Com respeito à natureza: o Éden era perfeito, pois era simples. Os primeiros humanos viviam rodeados por e imersos na natureza; faziam parte dela. No centro da experiência do que significava ser humano –e até mesmo no contexto da própria aliança– além da relação com DEUS e uns com os outros, estava também a relação com o meio ambiente. O ser humano, assim como os animais e as plantas, surge do pó da terra. Há algo fundamental que nos conecta com o mundo natural, como se fôssemos, de fato, todos “farinha do mesmo saco”. Se desligar da natureza é perder uma dimensão fundamental do que nos caracteriza como seres humanos. O descanso do Shabbat descrito em Gênesis 2 e retomado no quarto mandamento em Êxodo 20 não está necessariamente desassociado do trabalho. No contexto da relação do ser humano com DEUS e com o meio ambiente é este descanso que nos recria para que possamos continuar sendo à imagem e semelhança de DEUS.

 

A escravidão no mundo de Huxley se completa quando o ser humano é condicionado a rejeitar sabedoria e natureza, livros e flores. Tudo com o intuito de forçá-lo a trabalhar. Curiosamente uma grande parte da sociedade moderna escolhe exatamente isto; não somos necessariamente condicionados antes de nascermos a rejeitarmos livros e flores, mas, na realidade, é justamente isso que torna nosso contexto ainda mais trágico: escolhemos rejeitar estas duas coisas aparentemente por livre e espontânea vontade.
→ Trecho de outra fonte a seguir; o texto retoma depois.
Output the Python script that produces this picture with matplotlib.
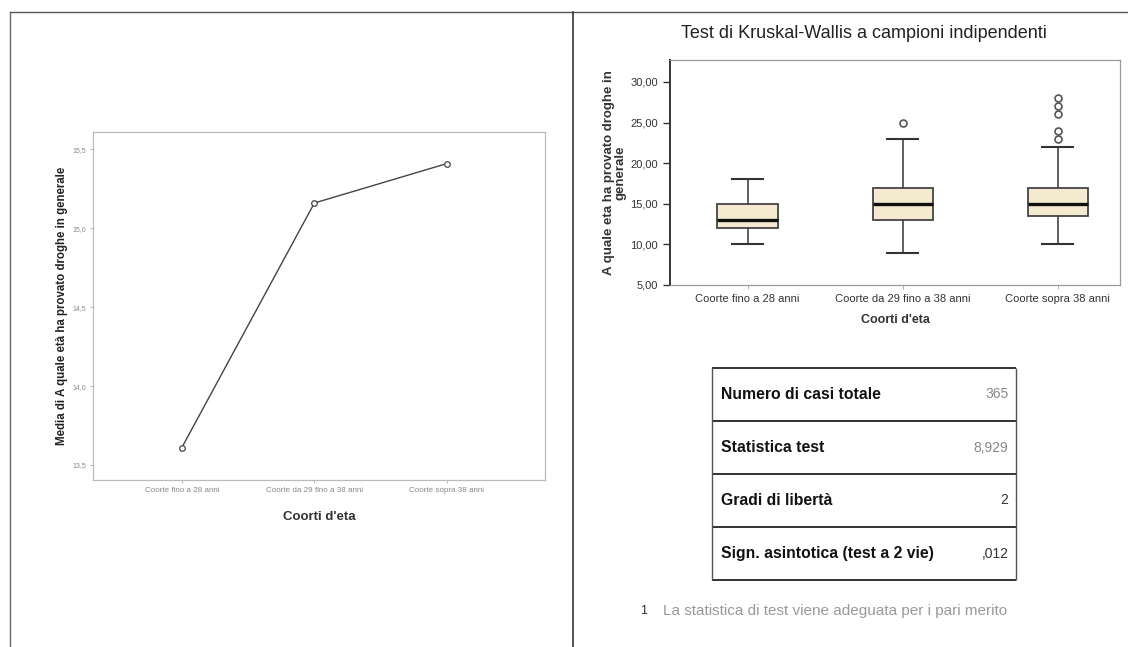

Trabalhamos para ganhar dinheiro para que possamos comprar coisas e em nosso dia a dia acabamos concordando com o diretor de Huxley: “as flores do campo e as paisagens têm um grave defeito: são gratuitas.”

 

Levando Gênesis em consideração, cria-se o senso de que as melhores coisas da vida são aquelas que nos são dadas gratuitamente: família, fé, um mundo a ser explorado e apreciado, paisagens, livros e flores.